Question

An ionization chamber with parallel conducting plates as anode and cathode, has $5\times {{10}^{7}}$ electrons and the same number of singly charged positive ions per $c{{m}^{3}}$. The electrons are moving towards the anode with velocity 0.4 m/s. The current density from anode to cathode is $4\mu A{{m}^{-2}}$. The velocity of positive ions moving towards cathode is
$\text{A}\text{. }0.4m{{s}^{-1}}$
$\text{B}\text{. zero}$
$\text{C}\text{. 1}.6m{{s}^{-1}}$
$\text{D}\text{. }0.1m{{s}^{-1}}$

Answer 1

Hint: The current between the anode and the cathode is equal to sum of currents due the electrons and the positively charged ions. Use the formula $i=neAv$ and find the currents due to both the charged particles. Current is equal to $\dfrac{i}{A}$. Using this, find the velocity of the positive ions.

Formula used:
 $i=neAv$

Complete step-by-step answer:
It is given that there are two conducting plates one as anode and the other as cathode. In an ionization chamber, an anode is a positively charged plate or plate that has higher potential. Therefore, the anode plate attracts the negatively charged particles, that are electrons.
On the other hand, cathode is a negatively charged plate or plate that has a lower potential. Therefore, the cathode plate attracts the positively charged ions.
Therefore, there will be flow of the electrons and the positive ions which will lead to a current. The current due singly charged particles is given as $i=neAv$, where n is the number of charged particles per unit volume, e is the charge of each particle, A is the area of cross section and v is the velocity of particles.
In this case, the total current will be the sum of the current due to the electrons (${{i}_{e}}$)and the positively charged ions (${{i}_{p}}$).
Here, n, e and A form both the current is the same. Therefore,
${{i}_{e}}=neA{{v}_{e}}$ and ${{i}_{p}}=neA{{v}_{p}}$.
Therefore, $i={{i}_{e}}+{{i}_{p}}=neA{{v}_{e}}+neA{{v}_{p}}$.
$\Rightarrow i=neA({{v}_{e}}+{{v}_{p}})$.
Current density is defined as the current per unit cross sectional area. Therefore, current density is equal to $\dfrac{i}{A}=ne({{v}_{e}}+{{v}_{p}})$ …. (i)
It is given that the current density is $4\mu A{{m}^{-2}}$.
It is also given that n = $5\times {{10}^{7}}c{{m}^{-3}}=5\times {{10}^{7}}\times {{\left( {{10}^{-2}}m \right)}^{-3}}=5\times {{10}^{3}}{{m}^{-3}}$.
e = $1.6\times {{10}^{-19}}C$ and ${{v}_{e}}=0.4m{{s}^{-1}}$.
Substitute the values in equation (i).
$\Rightarrow 4\mu =\left( 5\times {{10}^{13}} \right)\left( 1.6\times {{10}^{-19}} \right)(0.4+{{v}_{p}})$
$\Rightarrow \dfrac{\Rightarrow 4\times {{10}^{-6}}}{\left( 5\times {{10}^{13}} \right)\left( 1.6\times {{10}^{-19}} \right)}=(0.4+{{v}_{p}})$
$\Rightarrow (0.4+{{v}_{p}})=0.5$
$\Rightarrow {{v}_{p}}=0.1m{{s}^{-1}}$
This means that velocity of the positively charged ions is 0.1m/s.

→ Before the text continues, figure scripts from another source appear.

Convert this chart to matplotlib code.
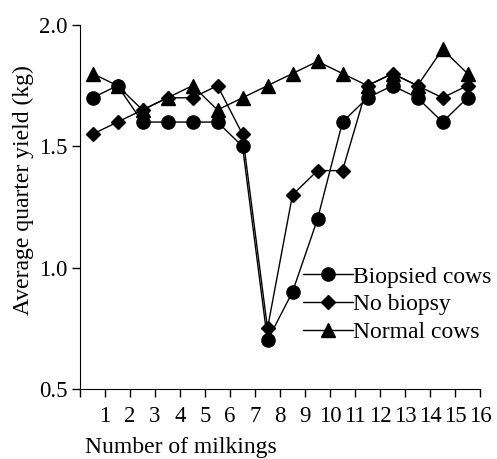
import matplotlib
matplotlib.use("Agg")
import matplotlib.pyplot as plt

plt.rcParams['font.family'] = ['Liberation Serif', 'DejaVu Serif']

milking = [0.5, 1.5, 2.5, 3.5, 4.5, 5.5, 6.5, 7.5, 8.5, 9.5, 10.5, 11.5, 12.5, 13.5, 14.5, 15.5]
biopsied = [1.70, 1.75, 1.60, 1.60, 1.60, 1.60, 1.50, 0.70, 0.90, 1.20, 1.60, 1.70, 1.75, 1.70, 1.60, 1.70]
no_biopsy = [1.55, 1.60, 1.65, 1.70, 1.70, 1.75, 1.55, 0.75, 1.30, 1.40, 1.40, 1.75, 1.80, 1.75, 1.70, 1.75]
normal = [1.80, 1.75, 1.65, 1.70, 1.75, 1.65, 1.70, 1.75, 1.80, 1.85, 1.80, 1.75, 1.80, 1.75, 1.90, 1.80]
xticks = list(range(0, 17))
xticklabels = [''] + [str(i) for i in range(1, 17)]
yticks = [0.5, 1.0, 1.5, 2.0]
yticklabels = ['0.5', '1.0', '1.5', '2.0']

fig = plt.figure(figsize=(4.97, 4.59), dpi=100)
ax = fig.add_axes([80/497, 1-389/459, 400/497, 364/459])

ax.plot(milking, biopsied, color='black', lw=1, marker='o', ms=9.5, label='Biopsied cows', zorder=3)
ax.plot(milking, no_biopsy, color='black', lw=1, marker='D', ms=7, label='No biopsy', zorder=4)
ax.plot(milking, normal, color='black', lw=1, marker='^', ms=10, label='Normal cows', zorder=2)

ax.set_xlim(0, 16)
ax.set_ylim(0.5, 2.0)
ax.set_xticks(xticks)
ax.set_xticklabels(xticklabels)
ax.set_yticks(yticks)
ax.set_yticklabels(yticklabels)
ax.spines['top'].set_visible(False)
ax.spines['right'].set_visible(False)
ax.tick_params(direction='out', length=6, width=1, labelsize=16.5, colors='black', pad=3)
ax.tick_params(axis='x', pad=6)

fig.text(85/497, 1-448/459, 'Number of milkings', fontsize=17, ha='left', va='center')
fig.text(23/497, 1-190/459, 'Average quarter yield (kg)', fontsize=17, rotation=90, ha='center', va='center')

leg = ax.legend(loc='upper left', bbox_to_anchor=(303/497, 1-266/459), bbox_transform=fig.transFigure,
                frameon=False, fontsize=17, handlelength=2.1, handletextpad=0.0, labelspacing=0.26,
                borderpad=0, borderaxespad=0)

fig.savefig('out.png', dpi=100)
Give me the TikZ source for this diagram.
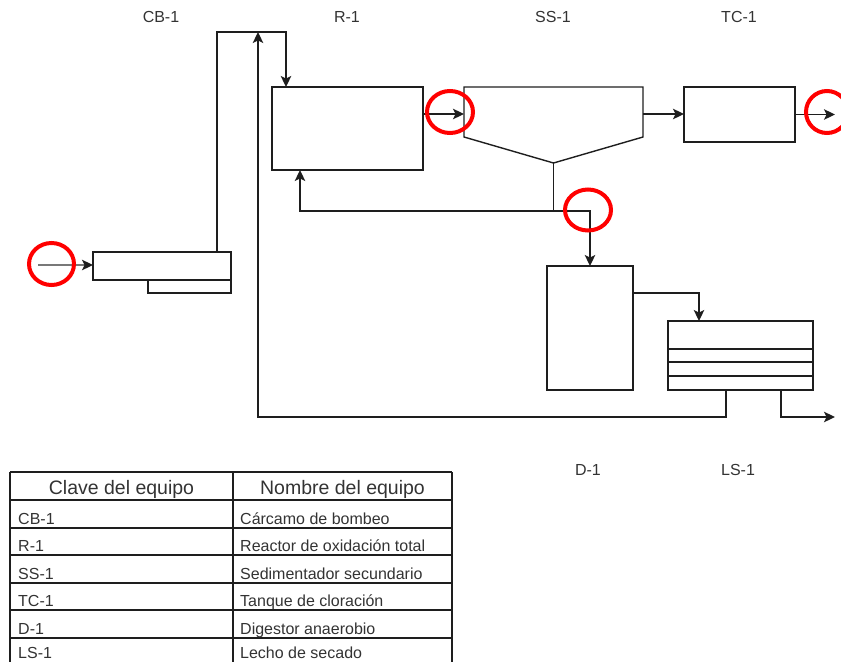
\documentclass[tikz,border=0pt]{standalone}
\usepackage{fontspec}
\setmainfont{Liberation Sans}
\usetikzlibrary{arrows.meta,calc}
\definecolor{ln}{RGB}{30,30,30}
\definecolor{txt}{RGB}{51,51,51}
\definecolor{inl}{RGB}{120,120,120}
\begin{document}
\begin{tikzpicture}[x=1pt,y=-1pt]
\tikzset{
  unit/.style={draw=ln, line width=1.4pt, inner sep=0pt, outer sep=0pt},
  pipe/.style={draw=ln, line width=1.4pt},
  flow/.style={draw=ln, line width=1.4pt, -{Stealth[length=11pt,width=10.5pt,inset=2.5pt,color=ln]}},
  tag/.style={text=txt, font=\fontsize{16}{19}\selectfont, inner sep=0pt},
  redring/.style={draw=red, line width=4pt},
  cell/.style={text=txt, font=\fontsize{16}{19}\selectfont, anchor=base west, inner sep=0pt},
  head/.style={text=txt, font=\fontsize{19.5}{23}\selectfont, anchor=base, inner sep=0pt},
  tabline/.style={draw=ln, line width=1.2pt}
}
\useasboundingbox (0,0) rectangle (841,662);

% units
\node[unit, minimum width=138pt, minimum height=28pt] (cb) at (162,266) {};
\node[unit, minimum width=83pt, minimum height=13pt] (cbs) at (189.5,286.5) {};
\node[unit, minimum width=151pt, minimum height=83pt] (r1) at (347.5,128.5) {};
\node[minimum width=179pt, minimum height=76pt, inner sep=0pt, outer sep=0pt] (ss) at (553.5,125) {};
\draw[pipe] (ss.north west) -- (ss.north east) -- ($(ss.north east)+(0,50)$) -- (ss.south) -- ($(ss.north west)+(0,50)$) -- cycle;
\node[unit, minimum width=111pt, minimum height=55pt] (tc) at (739.5,114.5) {};
\node[unit, minimum width=86pt, minimum height=124pt] (d1) at (590,328) {};
\node[unit, minimum width=145pt, minimum height=69pt] (ls) at (740.5,355.5) {};
\foreach \dy in {28,41,55}
  \draw[pipe] ($(ls.north west)+(0,\dy)$) -- ($(ls.north east)+(0,\dy)$);

% labels
\node[tag] (lcb) at (161,17) {CB-1};
\node[tag] (lr) at (347,17) {R-1};
\node[tag] (lss) at (553,17) {SS-1};
\node[tag] (ltc) at (739,17) {TC-1};
\node[tag] (ld) at (588,470) {D-1};
\node[tag] (lls) at (738,470) {LS-1};

% connectors
\coordinate (inlet) at (38,265);
\draw[flow, draw=inl] (inlet) -- (inlet -| cb.west);
\coordinate (cbo) at ($(cb.north west)+(124,0)$);
\coordinate (rin) at ($(r1.north west)+(14,0)$);
\coordinate (topy) at (0,32);
\draw[flow] (cbo) |- (topy -| rin) -- (rin);
\coordinate (lsa) at ($(ls.south west)+(58,0)$);
\coordinate (lsb) at ($(ls.south west)+(113,0)$);
\coordinate (boty) at (0,417);
\coordinate (retup) at (258,32);
\draw[flow] (lsa) |- (boty -| retup) -- (retup);
\coordinate (outlow) at (835,417);
\draw[flow] (lsb) |- (outlow);
\coordinate (ssin) at ($(ss.north west)+(0,27)$);
\draw[flow] (ssin -| r1.east) -- (ssin);
\coordinate (ssout) at ($(ss.north east)+(0,27)$);
\draw[flow] (ssout) -- (ssout -| tc.west);
\coordinate (outtop) at (835,114.5);
\draw[flow] (tc.east) -- (outtop);
\coordinate (split) at ($(ss.south)+(0,48)$);
\coordinate (rret) at ($(r1.south west)+(28,0)$);
\draw[flow] (ss.south) -- (split) -| (rret);
\draw[flow] (split) -| (d1.north);
\coordinate (dout) at ($(d1.north east)+(0,27)$);
\coordinate (lsin) at ($(ls.north west)+(31,0)$);
\draw[flow] (dout) -| (lsin);

% red rings
\draw[redring] (51.5,264) ellipse [x radius=22.5pt, y radius=21pt];
\draw[redring] (450,112) ellipse [x radius=23pt, y radius=21pt];
\draw[redring] (588,210) ellipse [x radius=23pt, y radius=20.5pt];
\draw[redring] (827,112) ellipse [x radius=21pt, y radius=21pt];

% table
\foreach \yy in {472,500,528,555,583,610,638}
  \draw[tabline] (10,\yy) -- (452,\yy);
\foreach \xx in {10,233,452}
  \draw[tabline] (\xx,472) -- (\xx,662);
\node[head] (h1) at (121.5,494) {Clave del equipo};
\node[head] (h2) at (342.5,494) {Nombre del equipo};
\node[cell] (k1) at (18,524) {CB-1};
\node[cell] (n1) at (240,524) {Cárcamo de bombeo};
\node[cell] (k2) at (18,551) {R-1};
\node[cell] (n2) at (240,551) {Reactor de oxidación total};
\node[cell] (k3) at (18,579) {SS-1};
\node[cell] (n3) at (240,579) {Sedimentador secundario};
\node[cell] (k4) at (18,606) {TC-1};
\node[cell] (n4) at (240,606) {Tanque de cloración};
\node[cell] (k5) at (18,634) {D-1};
\node[cell] (n5) at (240,634) {Digestor anaerobio};
\node[cell] (k6) at (18,658) {LS-1};
\node[cell] (n6) at (240,658) {Lecho de secado};
\end{tikzpicture}
\end{document}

So, the correct answer is “Option D”.

Note: Note that current is always measured in terms of positive charges. When electrons flow, we say the flow of electrons is the same as the flow of positrons with charge +e. Hence, we say that there is some current due the electrons in the opposite direction of their flow.